→ **Task directions**
Copy every line with the string "chart" in it.

++++ Listed entries ++++

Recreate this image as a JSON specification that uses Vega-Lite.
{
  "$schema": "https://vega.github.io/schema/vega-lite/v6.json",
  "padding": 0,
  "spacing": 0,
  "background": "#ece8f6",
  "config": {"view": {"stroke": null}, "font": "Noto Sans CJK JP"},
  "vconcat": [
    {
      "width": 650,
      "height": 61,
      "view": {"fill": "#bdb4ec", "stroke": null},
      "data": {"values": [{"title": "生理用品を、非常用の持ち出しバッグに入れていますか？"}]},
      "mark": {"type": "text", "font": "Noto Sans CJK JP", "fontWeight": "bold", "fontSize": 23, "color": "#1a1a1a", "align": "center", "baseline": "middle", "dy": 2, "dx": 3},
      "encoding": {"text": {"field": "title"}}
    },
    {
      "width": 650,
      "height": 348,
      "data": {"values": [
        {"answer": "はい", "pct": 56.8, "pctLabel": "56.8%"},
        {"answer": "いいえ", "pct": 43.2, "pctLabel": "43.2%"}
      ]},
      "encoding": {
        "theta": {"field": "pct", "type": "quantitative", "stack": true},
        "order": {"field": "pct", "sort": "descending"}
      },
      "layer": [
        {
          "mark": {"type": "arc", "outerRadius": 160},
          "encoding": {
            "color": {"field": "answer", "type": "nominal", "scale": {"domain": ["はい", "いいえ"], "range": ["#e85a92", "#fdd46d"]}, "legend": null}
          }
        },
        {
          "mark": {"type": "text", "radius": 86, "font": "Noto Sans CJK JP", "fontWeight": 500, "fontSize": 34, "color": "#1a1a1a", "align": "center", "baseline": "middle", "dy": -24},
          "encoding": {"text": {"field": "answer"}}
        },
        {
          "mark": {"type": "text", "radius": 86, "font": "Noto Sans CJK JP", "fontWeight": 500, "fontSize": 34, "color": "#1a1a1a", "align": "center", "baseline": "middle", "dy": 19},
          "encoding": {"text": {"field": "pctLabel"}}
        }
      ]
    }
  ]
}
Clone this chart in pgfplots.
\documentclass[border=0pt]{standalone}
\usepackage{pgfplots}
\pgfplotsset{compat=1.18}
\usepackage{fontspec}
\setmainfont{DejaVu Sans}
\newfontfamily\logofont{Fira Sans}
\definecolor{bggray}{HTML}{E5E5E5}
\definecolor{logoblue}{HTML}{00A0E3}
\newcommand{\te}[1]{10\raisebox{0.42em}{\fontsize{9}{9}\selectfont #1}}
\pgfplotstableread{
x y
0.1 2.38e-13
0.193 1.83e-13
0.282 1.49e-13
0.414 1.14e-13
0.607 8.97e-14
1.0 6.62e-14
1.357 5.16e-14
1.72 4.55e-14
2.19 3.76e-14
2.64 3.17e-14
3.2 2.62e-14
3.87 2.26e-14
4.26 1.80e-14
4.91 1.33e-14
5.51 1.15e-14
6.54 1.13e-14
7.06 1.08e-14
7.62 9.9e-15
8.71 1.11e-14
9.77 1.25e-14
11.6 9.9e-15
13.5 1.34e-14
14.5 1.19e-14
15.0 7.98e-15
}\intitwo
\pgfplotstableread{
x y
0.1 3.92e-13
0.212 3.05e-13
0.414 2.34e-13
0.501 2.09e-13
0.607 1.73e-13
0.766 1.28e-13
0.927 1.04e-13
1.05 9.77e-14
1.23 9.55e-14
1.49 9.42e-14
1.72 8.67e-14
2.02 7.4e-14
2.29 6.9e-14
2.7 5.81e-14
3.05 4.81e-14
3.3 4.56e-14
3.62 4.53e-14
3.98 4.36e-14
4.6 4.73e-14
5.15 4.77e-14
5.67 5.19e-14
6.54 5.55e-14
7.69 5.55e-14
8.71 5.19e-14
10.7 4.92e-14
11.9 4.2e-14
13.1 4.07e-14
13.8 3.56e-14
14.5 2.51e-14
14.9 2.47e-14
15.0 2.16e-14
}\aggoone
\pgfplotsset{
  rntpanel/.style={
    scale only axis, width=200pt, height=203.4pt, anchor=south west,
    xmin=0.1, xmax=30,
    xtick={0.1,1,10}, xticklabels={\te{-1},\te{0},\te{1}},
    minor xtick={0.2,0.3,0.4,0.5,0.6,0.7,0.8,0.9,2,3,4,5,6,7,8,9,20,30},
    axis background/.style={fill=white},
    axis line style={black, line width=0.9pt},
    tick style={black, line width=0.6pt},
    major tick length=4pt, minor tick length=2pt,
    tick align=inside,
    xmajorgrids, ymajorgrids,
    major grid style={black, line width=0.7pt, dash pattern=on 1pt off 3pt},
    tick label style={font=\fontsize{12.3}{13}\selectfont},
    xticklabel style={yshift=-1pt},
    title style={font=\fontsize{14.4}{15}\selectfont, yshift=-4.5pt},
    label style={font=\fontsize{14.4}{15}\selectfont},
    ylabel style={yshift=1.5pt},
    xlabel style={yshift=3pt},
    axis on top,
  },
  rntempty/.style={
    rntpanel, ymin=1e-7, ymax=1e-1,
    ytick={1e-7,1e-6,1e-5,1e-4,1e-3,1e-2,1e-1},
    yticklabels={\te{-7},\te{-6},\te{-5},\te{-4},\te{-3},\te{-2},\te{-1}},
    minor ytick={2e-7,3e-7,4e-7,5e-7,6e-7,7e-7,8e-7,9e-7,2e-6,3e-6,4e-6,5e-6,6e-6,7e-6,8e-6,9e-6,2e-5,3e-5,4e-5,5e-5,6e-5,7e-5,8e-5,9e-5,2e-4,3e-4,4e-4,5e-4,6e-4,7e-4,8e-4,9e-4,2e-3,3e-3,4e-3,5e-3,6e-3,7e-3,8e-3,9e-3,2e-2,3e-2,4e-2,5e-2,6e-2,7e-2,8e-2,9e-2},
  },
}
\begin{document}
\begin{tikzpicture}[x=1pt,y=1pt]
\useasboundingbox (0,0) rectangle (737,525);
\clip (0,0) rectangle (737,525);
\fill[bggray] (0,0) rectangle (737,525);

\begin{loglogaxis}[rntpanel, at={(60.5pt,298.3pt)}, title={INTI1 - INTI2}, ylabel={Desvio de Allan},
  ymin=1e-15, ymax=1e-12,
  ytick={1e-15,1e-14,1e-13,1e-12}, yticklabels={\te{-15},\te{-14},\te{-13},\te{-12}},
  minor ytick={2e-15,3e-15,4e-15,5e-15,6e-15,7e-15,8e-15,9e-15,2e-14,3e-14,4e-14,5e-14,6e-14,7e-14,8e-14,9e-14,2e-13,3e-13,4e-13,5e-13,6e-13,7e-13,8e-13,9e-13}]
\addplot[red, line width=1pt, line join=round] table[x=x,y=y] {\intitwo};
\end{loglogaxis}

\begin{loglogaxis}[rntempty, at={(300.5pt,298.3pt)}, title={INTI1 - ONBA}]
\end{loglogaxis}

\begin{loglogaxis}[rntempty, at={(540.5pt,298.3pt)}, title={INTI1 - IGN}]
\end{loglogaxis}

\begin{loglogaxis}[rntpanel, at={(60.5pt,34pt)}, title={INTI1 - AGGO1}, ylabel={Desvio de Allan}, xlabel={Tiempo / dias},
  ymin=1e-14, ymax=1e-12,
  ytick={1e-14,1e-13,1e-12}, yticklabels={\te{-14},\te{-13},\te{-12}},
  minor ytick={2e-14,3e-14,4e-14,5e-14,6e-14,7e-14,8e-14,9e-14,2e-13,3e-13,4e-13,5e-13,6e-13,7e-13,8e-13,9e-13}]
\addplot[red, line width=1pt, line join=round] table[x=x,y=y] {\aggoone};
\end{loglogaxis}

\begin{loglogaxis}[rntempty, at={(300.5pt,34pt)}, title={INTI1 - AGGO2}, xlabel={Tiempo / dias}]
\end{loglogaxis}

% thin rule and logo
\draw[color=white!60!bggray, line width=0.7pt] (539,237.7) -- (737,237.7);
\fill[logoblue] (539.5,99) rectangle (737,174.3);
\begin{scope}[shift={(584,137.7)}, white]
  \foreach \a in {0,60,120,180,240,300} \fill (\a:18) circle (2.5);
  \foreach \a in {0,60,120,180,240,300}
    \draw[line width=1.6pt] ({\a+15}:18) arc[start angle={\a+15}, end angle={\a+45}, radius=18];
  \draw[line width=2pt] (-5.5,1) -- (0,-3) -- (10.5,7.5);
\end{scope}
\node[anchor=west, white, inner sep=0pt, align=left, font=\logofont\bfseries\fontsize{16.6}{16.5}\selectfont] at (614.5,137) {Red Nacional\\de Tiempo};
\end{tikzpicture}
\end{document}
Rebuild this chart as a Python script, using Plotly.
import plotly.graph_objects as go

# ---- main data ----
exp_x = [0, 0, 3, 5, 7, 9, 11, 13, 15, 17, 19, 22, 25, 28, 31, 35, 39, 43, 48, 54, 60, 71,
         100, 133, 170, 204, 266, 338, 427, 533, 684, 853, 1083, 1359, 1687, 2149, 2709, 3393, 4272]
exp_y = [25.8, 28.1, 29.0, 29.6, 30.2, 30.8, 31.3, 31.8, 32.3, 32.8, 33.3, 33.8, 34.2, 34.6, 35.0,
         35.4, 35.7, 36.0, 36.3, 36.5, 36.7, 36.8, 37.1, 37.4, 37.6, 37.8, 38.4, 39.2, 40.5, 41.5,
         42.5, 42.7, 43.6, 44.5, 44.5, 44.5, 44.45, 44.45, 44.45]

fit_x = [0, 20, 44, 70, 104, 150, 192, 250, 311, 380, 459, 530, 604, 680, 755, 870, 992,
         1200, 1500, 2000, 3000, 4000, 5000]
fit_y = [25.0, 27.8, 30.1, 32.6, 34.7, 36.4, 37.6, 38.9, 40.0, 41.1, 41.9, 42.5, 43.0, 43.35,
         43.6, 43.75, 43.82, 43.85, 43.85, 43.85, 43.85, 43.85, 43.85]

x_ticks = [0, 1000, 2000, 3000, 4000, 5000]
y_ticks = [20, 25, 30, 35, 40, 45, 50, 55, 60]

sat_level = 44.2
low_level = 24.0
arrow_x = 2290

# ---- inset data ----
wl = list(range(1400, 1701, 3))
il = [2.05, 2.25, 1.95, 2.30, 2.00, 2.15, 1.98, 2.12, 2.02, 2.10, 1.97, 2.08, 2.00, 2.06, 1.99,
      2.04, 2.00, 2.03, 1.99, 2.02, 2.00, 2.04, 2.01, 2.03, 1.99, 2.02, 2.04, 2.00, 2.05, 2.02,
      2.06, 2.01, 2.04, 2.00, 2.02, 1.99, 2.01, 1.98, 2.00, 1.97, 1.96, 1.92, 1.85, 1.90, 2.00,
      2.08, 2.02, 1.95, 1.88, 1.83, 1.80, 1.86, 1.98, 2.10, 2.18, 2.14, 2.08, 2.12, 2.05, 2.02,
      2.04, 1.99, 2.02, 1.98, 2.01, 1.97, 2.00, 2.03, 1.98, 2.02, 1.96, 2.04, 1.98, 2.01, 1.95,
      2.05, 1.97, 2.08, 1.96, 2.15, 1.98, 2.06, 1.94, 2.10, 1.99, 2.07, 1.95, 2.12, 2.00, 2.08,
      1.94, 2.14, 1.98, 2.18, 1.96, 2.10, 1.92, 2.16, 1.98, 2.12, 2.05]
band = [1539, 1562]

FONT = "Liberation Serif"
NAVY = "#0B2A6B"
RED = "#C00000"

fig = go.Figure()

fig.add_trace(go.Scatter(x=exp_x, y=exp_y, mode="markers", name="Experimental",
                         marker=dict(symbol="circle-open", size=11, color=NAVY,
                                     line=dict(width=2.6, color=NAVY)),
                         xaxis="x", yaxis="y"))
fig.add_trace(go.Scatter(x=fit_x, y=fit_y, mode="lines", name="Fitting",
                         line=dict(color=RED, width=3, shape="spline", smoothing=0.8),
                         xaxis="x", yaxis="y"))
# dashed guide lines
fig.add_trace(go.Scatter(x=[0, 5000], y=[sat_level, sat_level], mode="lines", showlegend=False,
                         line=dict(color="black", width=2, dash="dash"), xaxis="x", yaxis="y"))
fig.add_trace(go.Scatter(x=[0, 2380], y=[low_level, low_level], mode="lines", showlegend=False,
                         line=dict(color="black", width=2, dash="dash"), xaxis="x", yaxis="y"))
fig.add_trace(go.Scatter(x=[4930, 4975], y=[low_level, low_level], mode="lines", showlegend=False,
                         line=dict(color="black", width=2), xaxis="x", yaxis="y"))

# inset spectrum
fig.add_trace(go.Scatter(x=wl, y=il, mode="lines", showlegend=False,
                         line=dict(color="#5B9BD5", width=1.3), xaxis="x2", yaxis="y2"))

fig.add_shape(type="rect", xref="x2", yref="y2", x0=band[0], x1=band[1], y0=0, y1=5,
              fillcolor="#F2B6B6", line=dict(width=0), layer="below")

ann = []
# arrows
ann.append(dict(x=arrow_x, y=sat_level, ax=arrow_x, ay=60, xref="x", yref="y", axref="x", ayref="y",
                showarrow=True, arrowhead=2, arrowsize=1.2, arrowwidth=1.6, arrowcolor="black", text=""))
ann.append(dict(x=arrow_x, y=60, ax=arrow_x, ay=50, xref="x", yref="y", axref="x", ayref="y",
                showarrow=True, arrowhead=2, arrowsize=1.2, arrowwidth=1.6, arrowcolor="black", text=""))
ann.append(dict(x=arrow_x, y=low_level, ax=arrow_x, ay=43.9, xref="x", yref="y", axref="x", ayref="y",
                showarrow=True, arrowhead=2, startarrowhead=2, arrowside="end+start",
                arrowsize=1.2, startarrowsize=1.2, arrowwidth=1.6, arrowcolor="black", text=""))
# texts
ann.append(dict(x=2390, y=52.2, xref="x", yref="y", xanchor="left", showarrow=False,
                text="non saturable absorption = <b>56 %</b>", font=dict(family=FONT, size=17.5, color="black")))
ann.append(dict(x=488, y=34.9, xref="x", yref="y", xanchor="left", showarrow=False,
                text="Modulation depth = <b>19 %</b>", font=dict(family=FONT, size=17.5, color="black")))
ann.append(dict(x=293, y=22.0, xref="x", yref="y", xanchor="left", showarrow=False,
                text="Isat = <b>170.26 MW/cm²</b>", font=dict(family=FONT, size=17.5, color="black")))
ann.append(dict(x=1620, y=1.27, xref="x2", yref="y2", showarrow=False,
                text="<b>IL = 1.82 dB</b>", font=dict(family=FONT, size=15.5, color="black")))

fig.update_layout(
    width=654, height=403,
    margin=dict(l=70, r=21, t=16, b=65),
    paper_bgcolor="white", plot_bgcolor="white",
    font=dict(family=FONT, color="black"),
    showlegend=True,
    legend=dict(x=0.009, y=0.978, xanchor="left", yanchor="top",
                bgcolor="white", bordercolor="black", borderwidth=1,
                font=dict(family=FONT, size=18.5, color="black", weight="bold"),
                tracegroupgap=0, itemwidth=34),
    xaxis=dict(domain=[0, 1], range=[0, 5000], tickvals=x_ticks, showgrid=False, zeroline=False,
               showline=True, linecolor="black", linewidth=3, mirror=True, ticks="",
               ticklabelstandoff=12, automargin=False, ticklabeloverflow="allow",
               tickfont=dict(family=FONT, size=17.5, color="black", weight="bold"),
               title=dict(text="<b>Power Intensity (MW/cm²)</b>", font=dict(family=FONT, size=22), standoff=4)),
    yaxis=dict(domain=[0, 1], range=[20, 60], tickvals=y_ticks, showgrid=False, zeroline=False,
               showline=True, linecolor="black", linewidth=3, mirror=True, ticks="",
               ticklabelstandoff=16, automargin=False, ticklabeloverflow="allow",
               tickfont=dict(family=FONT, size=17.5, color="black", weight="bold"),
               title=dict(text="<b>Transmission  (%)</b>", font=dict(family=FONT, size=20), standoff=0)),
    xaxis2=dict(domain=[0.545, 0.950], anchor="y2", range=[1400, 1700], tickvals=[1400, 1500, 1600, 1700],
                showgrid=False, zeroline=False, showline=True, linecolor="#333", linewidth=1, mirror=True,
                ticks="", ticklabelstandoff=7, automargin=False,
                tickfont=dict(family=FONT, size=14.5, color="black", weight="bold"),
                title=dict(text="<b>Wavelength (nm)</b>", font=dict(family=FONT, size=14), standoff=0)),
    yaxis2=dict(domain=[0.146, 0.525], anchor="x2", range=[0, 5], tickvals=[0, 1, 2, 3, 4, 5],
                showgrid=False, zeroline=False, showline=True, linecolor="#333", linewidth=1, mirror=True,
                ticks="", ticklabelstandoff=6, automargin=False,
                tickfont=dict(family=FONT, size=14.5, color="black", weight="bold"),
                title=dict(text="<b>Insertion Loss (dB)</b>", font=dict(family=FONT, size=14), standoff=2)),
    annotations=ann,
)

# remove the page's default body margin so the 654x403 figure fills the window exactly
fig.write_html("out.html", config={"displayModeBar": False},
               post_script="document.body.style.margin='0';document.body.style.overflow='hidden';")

++++

→ **Response for this exercise**
Clone this chart in pgfplots.
Rebuild this chart as a Python script, using Plotly.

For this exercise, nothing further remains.